Asset Valuation Scenarios

  • Bear Case: Confirmation of data-sharing practices or evidence of congressional deception could ignite class-action lawsuits, accelerated antitrust divestitures, and a reevaluation of Zuckerberg’s leadership — all catalysts for sharp devaluation.
  • Base Case: Ongoing investigations yield limited or inconclusive results; Meta sustains damage to reputation but avoids catastrophic legal or operational disruption.
  • Bull Case: Meta cooperates transparently, uses the moment to overhaul governance, and repositions itself as a compliance-first tech leader, regaining investor trust over time.

What’s Next? Watch These Five Flashpoints

  1. Zuckerberg’s Testimony: Will he appear? If so, under what constraints?
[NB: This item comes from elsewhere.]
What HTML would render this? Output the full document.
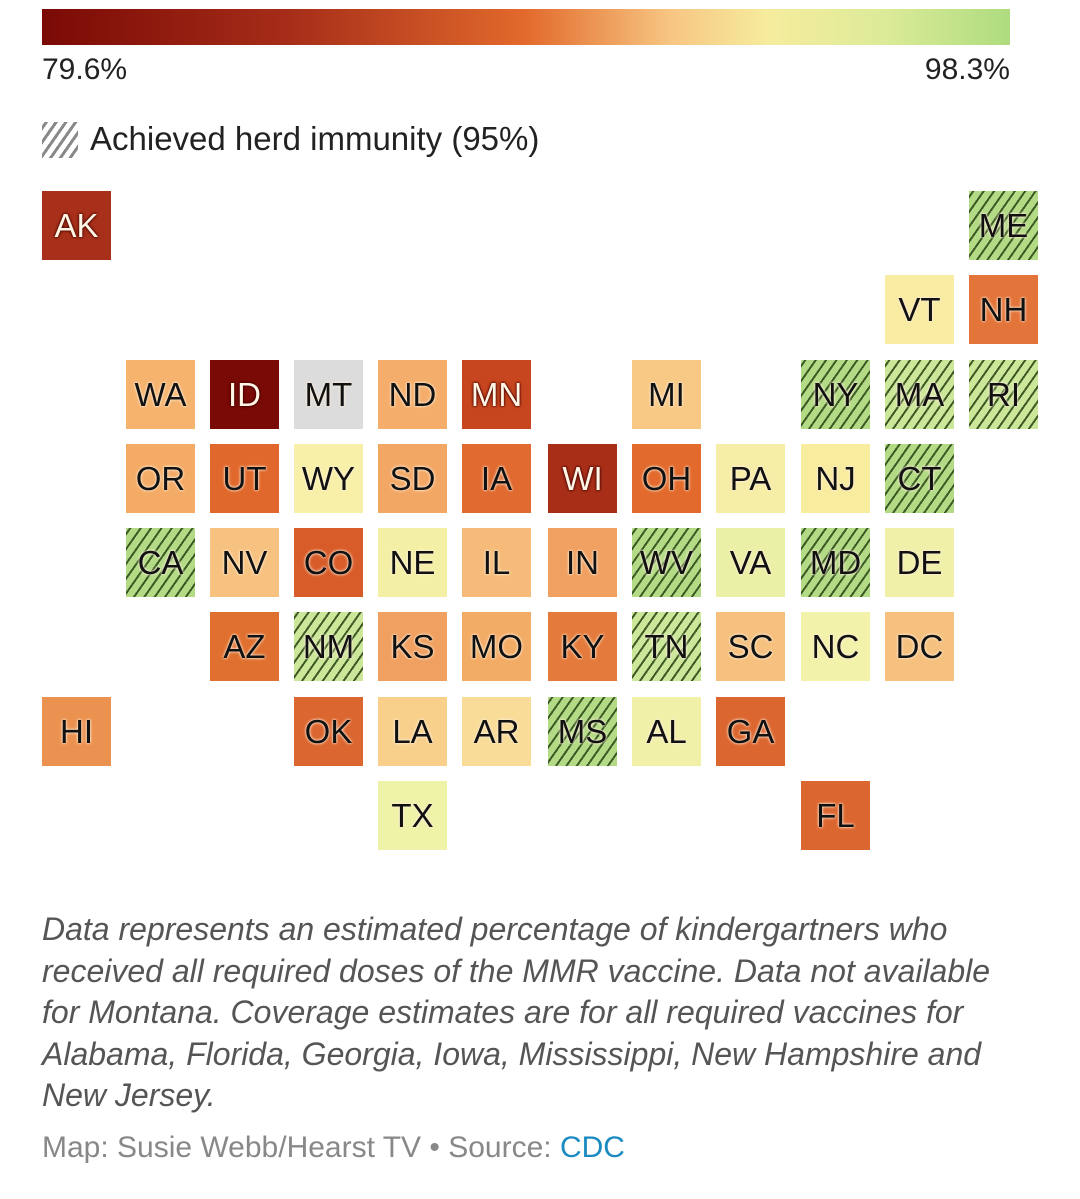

A subpoena may be imminent if voluntary cooperation fails.
  2. DOJ Involvement: A perjury referral from the Senate could turn this from congressional inquiry into criminal investigation.
  3. Whistleblower Evidence Review: Key question: Will third-party auditors corroborate Wynn-Williams’ documentation and claims?
  4. Market Response: Asset managers are watching Meta’s next earnings call for language shifts, transparency changes, or legal reserve disclosures.
  5. Policy Reforms: This case may set the tone for a new regulatory framework governing U.S. tech firms with international market interests.

Meta at a Crossroads — and So Is the Tech Sector

For investors, regulators, and national security hawks alike, the Meta-CCP scandal is more than a clash over one company’s past decisions — it’s a stress test of America’s capacity to police its digital frontier in an age of geopolitical instability.

Whether Meta emerges as a cautionary tale or a redemptive model of reform may depend not just on what is proven in hearings or courtrooms — but on how swiftly the firm can reorient itself in an era where data is both the product and the battlefield.

Until then, one truth holds firm: the age of regulatory forbearance in Silicon Valley is over. What comes next will be defined by how much of the past Meta is forced to reveal — and how much of its future it is still allowed to write.